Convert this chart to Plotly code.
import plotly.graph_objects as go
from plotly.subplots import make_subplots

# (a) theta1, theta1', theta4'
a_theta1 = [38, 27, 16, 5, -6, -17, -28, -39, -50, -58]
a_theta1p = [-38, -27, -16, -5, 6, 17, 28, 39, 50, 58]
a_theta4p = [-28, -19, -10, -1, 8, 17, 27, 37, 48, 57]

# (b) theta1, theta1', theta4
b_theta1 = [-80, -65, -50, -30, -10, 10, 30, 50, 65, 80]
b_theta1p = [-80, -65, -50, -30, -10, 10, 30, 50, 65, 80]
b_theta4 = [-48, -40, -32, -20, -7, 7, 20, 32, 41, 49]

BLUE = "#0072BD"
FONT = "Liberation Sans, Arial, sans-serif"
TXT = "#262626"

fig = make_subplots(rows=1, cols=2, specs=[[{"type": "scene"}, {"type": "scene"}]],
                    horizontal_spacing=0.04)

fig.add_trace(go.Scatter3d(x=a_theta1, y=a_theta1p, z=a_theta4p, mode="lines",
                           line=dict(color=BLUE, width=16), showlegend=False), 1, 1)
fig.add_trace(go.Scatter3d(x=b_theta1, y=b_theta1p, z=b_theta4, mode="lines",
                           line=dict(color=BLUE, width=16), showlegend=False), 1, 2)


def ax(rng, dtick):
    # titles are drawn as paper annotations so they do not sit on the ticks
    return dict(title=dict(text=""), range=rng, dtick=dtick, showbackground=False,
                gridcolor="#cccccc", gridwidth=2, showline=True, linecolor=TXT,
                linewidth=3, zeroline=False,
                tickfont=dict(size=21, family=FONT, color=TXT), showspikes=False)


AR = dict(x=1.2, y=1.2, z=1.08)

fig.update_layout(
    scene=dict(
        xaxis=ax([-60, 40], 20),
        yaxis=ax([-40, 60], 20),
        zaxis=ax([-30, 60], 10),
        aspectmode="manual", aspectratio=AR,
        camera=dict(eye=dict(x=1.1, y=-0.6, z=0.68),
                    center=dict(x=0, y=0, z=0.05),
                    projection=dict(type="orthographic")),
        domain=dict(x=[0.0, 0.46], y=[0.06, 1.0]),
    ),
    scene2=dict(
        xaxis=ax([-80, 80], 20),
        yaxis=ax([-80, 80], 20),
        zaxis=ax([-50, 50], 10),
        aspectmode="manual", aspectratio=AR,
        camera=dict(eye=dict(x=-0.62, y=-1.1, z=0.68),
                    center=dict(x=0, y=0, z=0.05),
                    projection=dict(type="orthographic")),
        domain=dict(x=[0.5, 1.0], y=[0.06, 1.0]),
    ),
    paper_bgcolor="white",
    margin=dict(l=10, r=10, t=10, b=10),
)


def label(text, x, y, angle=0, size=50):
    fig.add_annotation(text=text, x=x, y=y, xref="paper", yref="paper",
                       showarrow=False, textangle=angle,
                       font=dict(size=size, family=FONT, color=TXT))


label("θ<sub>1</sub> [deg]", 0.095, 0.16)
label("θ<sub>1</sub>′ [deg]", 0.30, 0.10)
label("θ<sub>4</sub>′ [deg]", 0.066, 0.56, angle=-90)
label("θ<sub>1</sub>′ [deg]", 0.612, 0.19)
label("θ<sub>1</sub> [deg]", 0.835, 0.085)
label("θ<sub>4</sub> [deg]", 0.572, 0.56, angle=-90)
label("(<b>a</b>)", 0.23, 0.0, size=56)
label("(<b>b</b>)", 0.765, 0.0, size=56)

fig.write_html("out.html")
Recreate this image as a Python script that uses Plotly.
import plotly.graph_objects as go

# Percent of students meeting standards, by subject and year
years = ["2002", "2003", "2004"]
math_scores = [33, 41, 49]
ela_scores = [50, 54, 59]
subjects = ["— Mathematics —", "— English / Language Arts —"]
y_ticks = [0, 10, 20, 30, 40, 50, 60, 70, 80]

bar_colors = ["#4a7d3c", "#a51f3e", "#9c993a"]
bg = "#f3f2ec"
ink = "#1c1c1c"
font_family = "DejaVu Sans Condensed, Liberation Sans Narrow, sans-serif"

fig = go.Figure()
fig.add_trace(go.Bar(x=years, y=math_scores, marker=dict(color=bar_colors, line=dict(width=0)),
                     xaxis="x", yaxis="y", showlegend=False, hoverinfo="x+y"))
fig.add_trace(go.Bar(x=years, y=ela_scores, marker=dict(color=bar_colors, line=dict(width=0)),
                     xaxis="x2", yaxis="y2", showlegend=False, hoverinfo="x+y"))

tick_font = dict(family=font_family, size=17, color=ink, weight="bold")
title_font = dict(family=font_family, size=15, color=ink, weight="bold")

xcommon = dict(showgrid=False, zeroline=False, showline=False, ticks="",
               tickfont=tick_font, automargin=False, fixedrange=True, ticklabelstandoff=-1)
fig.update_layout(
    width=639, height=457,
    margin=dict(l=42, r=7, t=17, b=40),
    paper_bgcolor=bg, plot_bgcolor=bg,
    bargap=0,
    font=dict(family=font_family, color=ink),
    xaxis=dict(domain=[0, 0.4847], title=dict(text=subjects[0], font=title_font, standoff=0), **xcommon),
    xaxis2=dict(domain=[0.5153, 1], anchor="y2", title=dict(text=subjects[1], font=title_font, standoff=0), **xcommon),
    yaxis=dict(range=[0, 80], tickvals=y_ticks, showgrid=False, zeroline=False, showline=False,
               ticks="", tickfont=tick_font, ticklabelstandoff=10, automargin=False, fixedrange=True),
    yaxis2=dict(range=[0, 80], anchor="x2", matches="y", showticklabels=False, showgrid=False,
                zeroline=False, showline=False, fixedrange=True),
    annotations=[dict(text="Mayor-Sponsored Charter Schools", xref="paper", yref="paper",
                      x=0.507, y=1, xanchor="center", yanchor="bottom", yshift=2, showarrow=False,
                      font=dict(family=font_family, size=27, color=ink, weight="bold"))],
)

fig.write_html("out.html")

####################

Starting at the first line of the listing, retype every line up to and including the one with "horizontal_spacing=0.04)".

### RESPONSE FOR THIS EXERCISE
Convert this chart to Plotly code.
import plotly.graph_objects as go
from plotly.subplots import make_subplots

# (a) theta1, theta1', theta4'
a_theta1 = [38, 27, 16, 5, -6, -17, -28, -39, -50, -58]
a_theta1p = [-38, -27, -16, -5, 6, 17, 28, 39, 50, 58]
a_theta4p = [-28, -19, -10, -1, 8, 17, 27, 37, 48, 57]

# (b) theta1, theta1', theta4
b_theta1 = [-80, -65, -50, -30, -10, 10, 30, 50, 65, 80]
b_theta1p = [-80, -65, -50, -30, -10, 10, 30, 50, 65, 80]
b_theta4 = [-48, -40, -32, -20, -7, 7, 20, 32, 41, 49]

BLUE = "#0072BD"
FONT = "Liberation Sans, Arial, sans-serif"
TXT = "#262626"

fig = make_subplots(rows=1, cols=2, specs=[[{"type": "scene"}, {"type": "scene"}]],
                    horizontal_spacing=0.04)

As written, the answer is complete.